TI Work Starts With Use, Occupancy, and Flow
Before finishes are selected, the project needs to understand the business use. A therapy suite, dental office, restaurant, boutique, warehouse office, salon, and professional office can all require different layouts, restroom needs, mechanical demands, plumbing, electrical loads, accessibility details, storage, exits, and customer flow.
Common American Fork TI scopes
- Office build-outs with reception, conference rooms, private offices, open work areas, break rooms, lighting, flooring, and data/electrical coordination.
- Retail improvements with checkout zones, display walls, fitting areas, storage, durable flooring, lighting, and back-of-house planning.
- Medical, dental, wellness, and service suites with treatment rooms, plumbing coordination, privacy, cleanable finishes, reception flow, and patient movement.
- Restaurant and food-service spaces with kitchen coordination, ventilation, equipment clearances, plumbing, restrooms, customer areas, and durable finishes.
- Warehouse and light-industrial office improvements with partitions, restrooms, break rooms, mezzanine or office areas, doors, lighting, and safe circulation.
Permits, Inspections, and Certificates of Occupancy
American Fork’s Building Department warns that work started without formal approval, permits, or required inspections may trigger penalty fees. That makes permit strategy part of the construction schedule, not a clerical detail.
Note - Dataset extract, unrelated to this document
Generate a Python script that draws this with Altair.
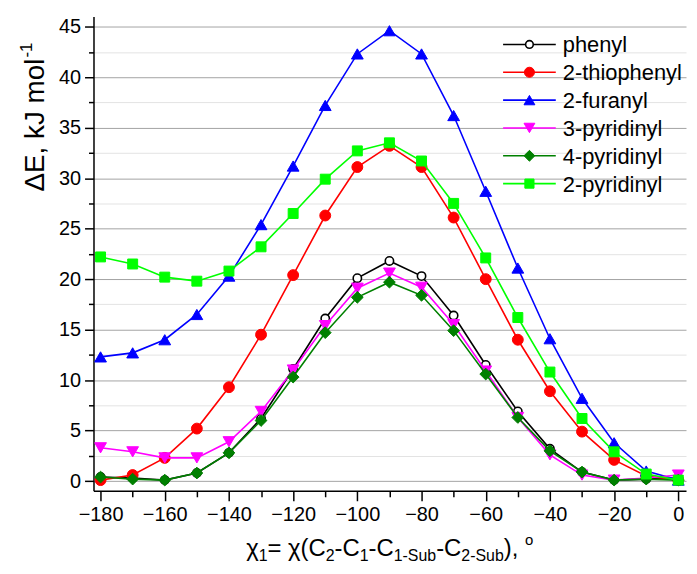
import altair as alt
import pandas as pd

# ---------------- data ----------------
angles = list(range(-180, 1, 10))
phenyl = [0.4, 0.3, 0.1, 0.8, 2.8, 6.2, 11.1, 16.1, 20.1, 21.8, 20.3, 16.4, 11.5, 6.9, 3.2, 0.9, 0.1, 0.2, 0.3]
thiophenyl = [0.1, 0.6, 2.3, 5.2, 9.3, 14.5, 20.4, 26.3, 31.1, 33.2, 31.1, 26.1, 20.0, 14.0, 8.9, 4.9, 2.1, 0.5, 0.1]
furanyl = [12.3, 12.7, 14.0, 16.5, 20.3, 25.4, 31.2, 37.2, 42.3, 44.6, 42.3, 36.2, 28.7, 21.1, 14.1, 8.2, 3.8, 1.0, 0.1]
pyridinyl3 = [3.3, 2.9, 2.3, 2.3, 3.9, 6.9, 11.0, 15.4, 19.1, 20.6, 19.2, 15.5, 10.9, 6.3, 2.6, 0.6, 0.1, 0.3, 0.6]
pyridinyl4 = [0.4, 0.2, 0.1, 0.8, 2.8, 6.0, 10.3, 14.7, 18.2, 19.7, 18.4, 14.9, 10.6, 6.3, 3.0, 0.9, 0.1, 0.2, 0.1]
pyridinyl2 = [22.2, 21.5, 20.2, 19.8, 20.8, 23.2, 26.5, 29.9, 32.7, 33.5, 31.7, 27.5, 22.1, 16.2, 10.8, 6.2, 2.9, 0.7, 0.1]

names = ["phenyl", "2-thiophenyl", "2-furanyl", "3-pyridinyl", "4-pyridinyl", "2-pyridinyl"]
values = [phenyl, thiophenyl, furanyl, pyridinyl3, pyridinyl4, pyridinyl2]
colors = ["#000000", "#ff0000", "#0000ff", "#ff00ff", "#008000", "#00ff00"]
fills = ["#ffffff", "#ff0000", "#0000ff", "#ff00ff", "#008000", "#00ff00"]
shapes = ["circle", "circle", "triangle-up", "triangle-down", "diamond", "square"]
sizes = [70, 120, 140, 140, 140, 100]

x_major = list(range(-180, 1, 20))
x_minor = list(range(-170, 1, 20))
y_major = list(range(0, 46, 5))
y_minor = [2.5 + 5 * i for i in range(9)]

FONT = "Liberation Sans"
W, H = 596, 477

xs = alt.Scale(domain=[-182.2, 2.4], nice=False, zero=False)
ys = alt.Scale(domain=[-0.96, 46.0], nice=False, zero=False)

ax_x_major = alt.Axis(values=x_major, orient="bottom", labelFontSize=20, labelFont=FONT,
                      labelColor="black", tickSize=10, tickWidth=1.5, tickColor="black",
                      domainColor="black", domainWidth=1.5, grid=False, title=None,
                      labelPadding=4, labelFlush=False, labelOverlap=False)
ax_x_minor = alt.Axis(values=x_minor, orient="bottom", labels=False, tickSize=6,
                      tickWidth=1.5, tickColor="black", domain=False, grid=False, title=None)
ax_y_major = alt.Axis(values=y_major, orient="left", labelFontSize=20, labelFont=FONT,
                      labelColor="black", tickSize=9, tickWidth=1.5, tickColor="black",
                      domainColor="black", domainWidth=1.5, grid=True, gridColor="#a3a3a3",
                      gridWidth=1, title=None, labelPadding=4, labelFlush=False,
                      labelOverlap=False)
ax_y_minor = alt.Axis(values=y_minor, orient="left", labels=False, tickSize=5,
                      tickWidth=1.5, tickColor="black", domain=False, grid=True,
                      gridColor="#e3e3e3", gridWidth=1, title=None)

layers = []
for i, (nm, vals, c, f, shp, sz) in enumerate(zip(names, values, colors, fills, shapes, sizes)):
    df = pd.DataFrame({"angle": angles, "value": vals, "series": nm})
    if i == 0:
        xa1, ya1, xa2, ya2 = ax_x_major, ax_y_major, ax_x_minor, ax_y_minor
    else:
        xa1 = ya1 = xa2 = ya2 = None
    line = alt.Chart(df).mark_line(color=c, strokeWidth=1.6).encode(
        x=alt.X("angle:Q", scale=xs, axis=xa1),
        y=alt.Y("value:Q", scale=ys, axis=ya1),
    )
    pts = alt.Chart(df).mark_point(shape=shp, filled=True, fill=f, stroke=c,
                                   strokeWidth=1.6 if i == 0 else 1, size=sz,
                                   opacity=1, fillOpacity=1).encode(
        x=alt.X("angle:Q", scale=xs, axis=xa2),
        y=alt.Y("value:Q", scale=ys, axis=ya2),
    )
    layers += [line, pts]

# ---------------- legend (manual, line + marker) ----------------
row0, row_step = 28, 28
for i, (nm, c, f, shp, sz) in enumerate(zip(names, colors, fills, shapes, sizes)):
    ld = pd.DataFrame({"series": [nm]})
    yv = row0 + i * row_step
    layers.append(alt.Chart(ld).mark_rule(color=c, strokeWidth=1.6).encode(
        x=alt.value(412), x2=alt.value(465), y=alt.value(yv)))
    layers.append(alt.Chart(ld).mark_point(shape=shp, filled=True, fill=f, stroke=c,
                                           strokeWidth=1.6 if i == 0 else 1,
                                           size=sz * 0.85, opacity=1, fillOpacity=1).encode(
        x=alt.value(438.5), y=alt.value(yv)))
    layers.append(alt.Chart(ld).mark_text(align="left", baseline="middle", fontSize=22,
                                          font=FONT, color="black").encode(
        x=alt.value(472), y=alt.value(yv + 1), text="series:N"))

# ---------------- axis titles with sub/superscripts ----------------
em = {"χ": 0.521, "=": 0.584, " ": 0.278, "(": 0.333, ")": 0.333, "C": 0.722, "-": 0.333,
      ",": 0.278, "1": 0.556, "2": 0.556, "S": 0.667, "u": 0.556, "b": 0.556, "o": 0.556,
      "Δ": 0.668, "E": 0.667, "k": 0.5, "J": 0.5, "m": 0.833, "l": 0.222}
MS, SS, PS = 24, 16, 15
x_title = [("χ", "m"), ("1", "s"), ("= χ(C", "m"), ("2", "s"), ("-C", "m"), ("1", "s"),
           ("-C", "m"), ("1-Sub", "s"), ("-C", "m"), ("2-Sub", "s"), ("), ", "m"), ("o", "p")]
fsz = {"m": MS, "s": SS, "p": PS}
dys = {"m": 0, "s": 5, "p": -11}
total = sum(sum(em[ch] for ch in t) * fsz[k] for t, k in x_title)
cx = 392 - 94 - total / 2
rows = []
for t, k in x_title:
    rows.append({"t": t, "px": cx, "py": 543 + dys[k], "fs": fsz[k]})
    cx += sum(em[ch] for ch in t) * fsz[k]
xt = pd.DataFrame(rows)
layers.append(alt.Chart(xt).mark_text(align="left", baseline="alphabetic", font=FONT,
                                      color="black").encode(
    x=alt.X("px:Q", scale=None, axis=None), y=alt.Y("py:Q", scale=None, axis=None),
    size=alt.Size("fs:Q", scale=None, legend=None), text="t:N"))

YS = 28
y_main = "ΔE, kJ mol"
y_w = sum(em[ch] for ch in y_main) * YS
yt = pd.DataFrame([
    {"t": y_main, "px": -50, "py": 176, "fs": YS},
    {"t": "-1", "px": -62, "py": 176 - y_w - 1, "fs": 17},
])
layers.append(alt.Chart(yt).mark_text(align="left", baseline="alphabetic", font=FONT,
                                      color="black", angle=270).encode(
    x=alt.X("px:Q", scale=None, axis=None), y=alt.Y("py:Q", scale=None, axis=None),
    size=alt.Size("fs:Q", scale=None, legend=None), text="t:N"))

chart = alt.layer(*layers).resolve_scale(x="independent", y="independent").properties(
    width=W, height=H,
    padding={"left": 86, "top": 7, "right": 3, "bottom": 74},
    autosize=alt.AutoSizeParams(type="none"),
    background="white",
).configure_view(stroke=None)

chart.save("out.html", embed_options={"renderer": "svg", "actions": False})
For commercial spaces, the city’s land-use materials also describe certificate of occupancy requirements after completion and final inspection, and a new certificate may be needed when occupancy changes to a more intensive use or occupant numbers increase. Those occupancy rules are especially relevant for tenant improvements.
Northpoint helps coordinate the moving pieces: landlord criteria, existing conditions, plans, trade scopes, city submittals, inspections, change management, and the finish work needed before move-in. The earlier those requirements are clarified, the easier it is to protect the opening date.
Design Around Customers, Employees, and the Lease
A commercial space has to work for people and for the lease. That means visibility, entry sequence, accessible routes, restroom placement, storage, employee areas, lighting, acoustics, surfaces that clean easily, and a back-of-house plan that does not fight daily operations. We also look for work that should be separated into must-have scope, opening-day scope, and future-phase scope.
Coordinate TI With Broader Property Goals
Some tenant improvements are part of a larger property plan: exterior refreshes, additional suites, landlord improvements, future occupancy changes, or residential investment nearby. Northpoint can also support American Fork construction services, home remodels, and custom home work for owners managing both residential and commercial projects.